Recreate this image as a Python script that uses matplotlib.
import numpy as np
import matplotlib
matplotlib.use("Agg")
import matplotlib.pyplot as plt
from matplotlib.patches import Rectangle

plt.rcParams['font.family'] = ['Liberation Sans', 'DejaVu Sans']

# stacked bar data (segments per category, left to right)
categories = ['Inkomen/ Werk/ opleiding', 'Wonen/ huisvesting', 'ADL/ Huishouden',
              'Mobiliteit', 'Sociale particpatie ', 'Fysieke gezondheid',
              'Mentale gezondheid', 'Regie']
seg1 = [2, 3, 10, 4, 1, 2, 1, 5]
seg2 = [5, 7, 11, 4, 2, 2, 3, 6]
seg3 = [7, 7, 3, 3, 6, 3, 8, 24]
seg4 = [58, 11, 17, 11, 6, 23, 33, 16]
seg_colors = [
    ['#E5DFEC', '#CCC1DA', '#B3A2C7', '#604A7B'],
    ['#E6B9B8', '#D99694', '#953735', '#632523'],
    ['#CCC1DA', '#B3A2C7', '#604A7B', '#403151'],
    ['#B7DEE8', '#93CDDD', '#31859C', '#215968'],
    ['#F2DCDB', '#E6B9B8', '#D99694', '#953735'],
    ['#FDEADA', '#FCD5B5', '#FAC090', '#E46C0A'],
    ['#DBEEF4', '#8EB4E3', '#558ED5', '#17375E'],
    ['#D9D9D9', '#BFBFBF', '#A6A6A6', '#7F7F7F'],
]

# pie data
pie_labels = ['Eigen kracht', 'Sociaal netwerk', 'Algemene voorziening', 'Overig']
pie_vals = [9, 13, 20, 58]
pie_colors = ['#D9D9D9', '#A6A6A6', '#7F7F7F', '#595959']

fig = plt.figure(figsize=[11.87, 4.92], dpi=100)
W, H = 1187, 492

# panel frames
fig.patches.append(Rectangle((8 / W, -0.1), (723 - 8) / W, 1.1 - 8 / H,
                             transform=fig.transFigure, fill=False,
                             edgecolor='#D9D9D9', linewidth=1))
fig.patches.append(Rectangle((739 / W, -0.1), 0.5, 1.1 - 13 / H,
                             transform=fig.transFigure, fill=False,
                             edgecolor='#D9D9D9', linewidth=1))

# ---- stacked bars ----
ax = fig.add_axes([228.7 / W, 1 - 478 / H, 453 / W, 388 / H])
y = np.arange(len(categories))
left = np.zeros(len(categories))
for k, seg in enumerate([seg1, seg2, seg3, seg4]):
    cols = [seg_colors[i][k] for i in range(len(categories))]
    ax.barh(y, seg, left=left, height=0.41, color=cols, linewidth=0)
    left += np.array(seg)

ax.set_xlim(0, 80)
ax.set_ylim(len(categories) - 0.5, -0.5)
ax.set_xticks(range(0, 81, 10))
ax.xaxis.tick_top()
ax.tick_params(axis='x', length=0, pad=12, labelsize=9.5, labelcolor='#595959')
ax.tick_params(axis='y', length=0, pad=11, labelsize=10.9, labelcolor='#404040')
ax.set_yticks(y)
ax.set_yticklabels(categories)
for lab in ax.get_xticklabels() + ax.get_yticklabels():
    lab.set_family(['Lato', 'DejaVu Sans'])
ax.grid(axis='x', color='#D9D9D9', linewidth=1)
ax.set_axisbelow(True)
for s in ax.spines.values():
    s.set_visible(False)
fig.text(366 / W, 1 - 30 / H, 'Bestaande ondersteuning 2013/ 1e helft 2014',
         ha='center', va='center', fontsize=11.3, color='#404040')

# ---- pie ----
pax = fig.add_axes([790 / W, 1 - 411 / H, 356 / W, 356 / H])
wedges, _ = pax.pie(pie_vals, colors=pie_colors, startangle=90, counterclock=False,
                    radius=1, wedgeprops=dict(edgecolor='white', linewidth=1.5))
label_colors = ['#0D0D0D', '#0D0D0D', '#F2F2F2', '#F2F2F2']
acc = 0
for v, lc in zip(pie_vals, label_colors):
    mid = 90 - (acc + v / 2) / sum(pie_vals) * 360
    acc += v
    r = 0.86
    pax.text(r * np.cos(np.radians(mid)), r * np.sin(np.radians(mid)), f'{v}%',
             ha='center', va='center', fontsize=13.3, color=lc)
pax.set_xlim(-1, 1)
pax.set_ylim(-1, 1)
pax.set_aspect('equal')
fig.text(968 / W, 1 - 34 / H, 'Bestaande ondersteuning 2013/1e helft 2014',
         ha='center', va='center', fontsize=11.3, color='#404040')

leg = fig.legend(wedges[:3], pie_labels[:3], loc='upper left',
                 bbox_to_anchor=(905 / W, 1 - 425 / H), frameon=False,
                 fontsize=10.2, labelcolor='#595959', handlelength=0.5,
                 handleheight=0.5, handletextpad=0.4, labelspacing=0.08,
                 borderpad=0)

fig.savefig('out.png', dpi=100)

* * *

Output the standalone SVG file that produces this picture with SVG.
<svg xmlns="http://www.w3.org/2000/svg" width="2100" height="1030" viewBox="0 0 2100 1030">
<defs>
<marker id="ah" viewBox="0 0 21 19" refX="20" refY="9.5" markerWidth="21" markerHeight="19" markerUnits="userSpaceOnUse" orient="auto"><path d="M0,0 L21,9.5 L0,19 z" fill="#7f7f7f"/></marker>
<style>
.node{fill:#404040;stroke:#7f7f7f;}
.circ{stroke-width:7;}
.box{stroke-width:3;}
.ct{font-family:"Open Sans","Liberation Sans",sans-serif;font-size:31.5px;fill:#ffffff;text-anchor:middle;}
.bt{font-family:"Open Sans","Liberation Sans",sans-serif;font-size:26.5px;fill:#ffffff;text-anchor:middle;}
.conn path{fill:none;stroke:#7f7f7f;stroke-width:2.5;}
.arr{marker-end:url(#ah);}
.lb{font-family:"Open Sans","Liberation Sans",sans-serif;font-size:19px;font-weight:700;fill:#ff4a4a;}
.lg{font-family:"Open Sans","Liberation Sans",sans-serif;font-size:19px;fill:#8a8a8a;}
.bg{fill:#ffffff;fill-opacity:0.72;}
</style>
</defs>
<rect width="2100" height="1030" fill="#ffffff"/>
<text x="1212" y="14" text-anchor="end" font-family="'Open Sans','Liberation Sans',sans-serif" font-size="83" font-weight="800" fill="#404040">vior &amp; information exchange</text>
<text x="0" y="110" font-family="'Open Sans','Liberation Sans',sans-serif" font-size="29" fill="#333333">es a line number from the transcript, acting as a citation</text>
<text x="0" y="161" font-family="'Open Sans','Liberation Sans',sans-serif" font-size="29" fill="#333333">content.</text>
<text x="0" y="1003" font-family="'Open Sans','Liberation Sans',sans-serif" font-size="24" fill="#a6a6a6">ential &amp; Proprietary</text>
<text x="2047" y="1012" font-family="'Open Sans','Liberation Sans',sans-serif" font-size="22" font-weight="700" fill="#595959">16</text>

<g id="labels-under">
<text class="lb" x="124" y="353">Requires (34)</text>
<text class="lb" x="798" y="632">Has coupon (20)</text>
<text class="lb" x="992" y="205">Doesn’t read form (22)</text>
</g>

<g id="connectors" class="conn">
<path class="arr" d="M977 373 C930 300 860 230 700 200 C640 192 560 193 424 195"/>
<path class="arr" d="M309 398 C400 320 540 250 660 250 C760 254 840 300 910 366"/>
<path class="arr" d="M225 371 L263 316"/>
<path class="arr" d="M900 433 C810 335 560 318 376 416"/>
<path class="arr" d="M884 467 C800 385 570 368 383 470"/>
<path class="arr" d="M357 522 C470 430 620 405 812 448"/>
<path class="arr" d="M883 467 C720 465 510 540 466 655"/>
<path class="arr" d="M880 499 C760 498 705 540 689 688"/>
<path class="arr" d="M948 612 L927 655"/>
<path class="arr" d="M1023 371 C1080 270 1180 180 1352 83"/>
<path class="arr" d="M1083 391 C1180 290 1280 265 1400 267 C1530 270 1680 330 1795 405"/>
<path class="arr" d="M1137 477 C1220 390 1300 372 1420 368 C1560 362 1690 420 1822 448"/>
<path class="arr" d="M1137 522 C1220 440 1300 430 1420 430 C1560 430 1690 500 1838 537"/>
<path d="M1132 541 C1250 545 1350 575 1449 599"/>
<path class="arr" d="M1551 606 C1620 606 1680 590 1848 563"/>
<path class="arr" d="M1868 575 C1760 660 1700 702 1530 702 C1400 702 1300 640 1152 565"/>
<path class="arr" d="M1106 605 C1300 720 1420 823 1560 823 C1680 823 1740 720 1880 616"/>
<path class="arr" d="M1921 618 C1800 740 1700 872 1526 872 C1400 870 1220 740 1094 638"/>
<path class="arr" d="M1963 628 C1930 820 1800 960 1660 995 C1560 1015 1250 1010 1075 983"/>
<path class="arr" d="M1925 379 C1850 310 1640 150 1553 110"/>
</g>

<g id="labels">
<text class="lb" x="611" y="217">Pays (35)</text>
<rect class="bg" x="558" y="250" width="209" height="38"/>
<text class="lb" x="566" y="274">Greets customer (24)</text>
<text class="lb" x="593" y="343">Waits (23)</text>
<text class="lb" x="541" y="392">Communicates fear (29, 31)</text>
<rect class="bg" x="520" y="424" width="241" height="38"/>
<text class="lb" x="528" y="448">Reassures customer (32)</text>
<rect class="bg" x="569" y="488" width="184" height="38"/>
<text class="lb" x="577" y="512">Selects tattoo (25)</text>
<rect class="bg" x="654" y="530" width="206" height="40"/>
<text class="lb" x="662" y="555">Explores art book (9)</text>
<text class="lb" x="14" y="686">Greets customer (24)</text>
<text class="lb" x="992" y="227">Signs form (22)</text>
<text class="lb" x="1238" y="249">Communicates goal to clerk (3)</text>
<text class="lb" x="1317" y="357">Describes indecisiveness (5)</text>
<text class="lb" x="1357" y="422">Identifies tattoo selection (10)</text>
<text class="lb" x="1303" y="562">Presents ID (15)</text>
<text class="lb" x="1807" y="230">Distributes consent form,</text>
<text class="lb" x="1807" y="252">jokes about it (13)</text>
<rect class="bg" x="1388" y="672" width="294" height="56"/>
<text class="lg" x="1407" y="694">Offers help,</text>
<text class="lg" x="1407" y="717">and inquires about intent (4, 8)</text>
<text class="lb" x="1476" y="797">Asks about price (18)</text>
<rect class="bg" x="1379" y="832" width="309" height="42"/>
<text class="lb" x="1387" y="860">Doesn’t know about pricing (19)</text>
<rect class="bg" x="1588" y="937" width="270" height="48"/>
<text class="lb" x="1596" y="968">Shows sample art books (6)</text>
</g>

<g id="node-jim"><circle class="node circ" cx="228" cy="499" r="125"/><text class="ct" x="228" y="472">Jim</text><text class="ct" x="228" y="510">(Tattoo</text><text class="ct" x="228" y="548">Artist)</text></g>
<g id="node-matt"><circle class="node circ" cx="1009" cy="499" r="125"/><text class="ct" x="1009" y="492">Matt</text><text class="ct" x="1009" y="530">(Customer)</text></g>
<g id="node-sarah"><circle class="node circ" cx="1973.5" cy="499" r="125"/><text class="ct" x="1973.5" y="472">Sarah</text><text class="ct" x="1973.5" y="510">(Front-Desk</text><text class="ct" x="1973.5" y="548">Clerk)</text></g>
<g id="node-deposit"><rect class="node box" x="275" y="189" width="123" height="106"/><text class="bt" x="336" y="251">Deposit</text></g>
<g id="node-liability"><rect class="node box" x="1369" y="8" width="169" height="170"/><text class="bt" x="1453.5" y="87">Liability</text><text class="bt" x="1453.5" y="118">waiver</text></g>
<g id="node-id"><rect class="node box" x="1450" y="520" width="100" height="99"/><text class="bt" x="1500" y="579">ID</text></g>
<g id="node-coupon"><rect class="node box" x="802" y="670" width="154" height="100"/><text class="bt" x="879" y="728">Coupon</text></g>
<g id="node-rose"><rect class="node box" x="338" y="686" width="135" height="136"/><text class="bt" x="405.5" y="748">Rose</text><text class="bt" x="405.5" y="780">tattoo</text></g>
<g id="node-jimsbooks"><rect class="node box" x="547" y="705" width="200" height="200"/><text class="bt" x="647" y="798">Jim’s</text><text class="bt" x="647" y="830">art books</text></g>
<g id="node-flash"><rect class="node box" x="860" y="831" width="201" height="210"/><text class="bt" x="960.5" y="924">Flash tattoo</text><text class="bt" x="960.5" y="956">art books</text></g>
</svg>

## Exercise directions
Nothing beyond the required lines should be retyped: start with the line that contains "Recreate this image" and finish with the line that contains "plt.rcParams['font.family'] = ['Liberation".

## Full response
Recreate this image as a Python script that uses matplotlib.
import numpy as np
import matplotlib
matplotlib.use("Agg")
import matplotlib.pyplot as plt
from matplotlib.patches import Rectangle

plt.rcParams['font.family'] = ['Liberation Sans', 'DejaVu Sans']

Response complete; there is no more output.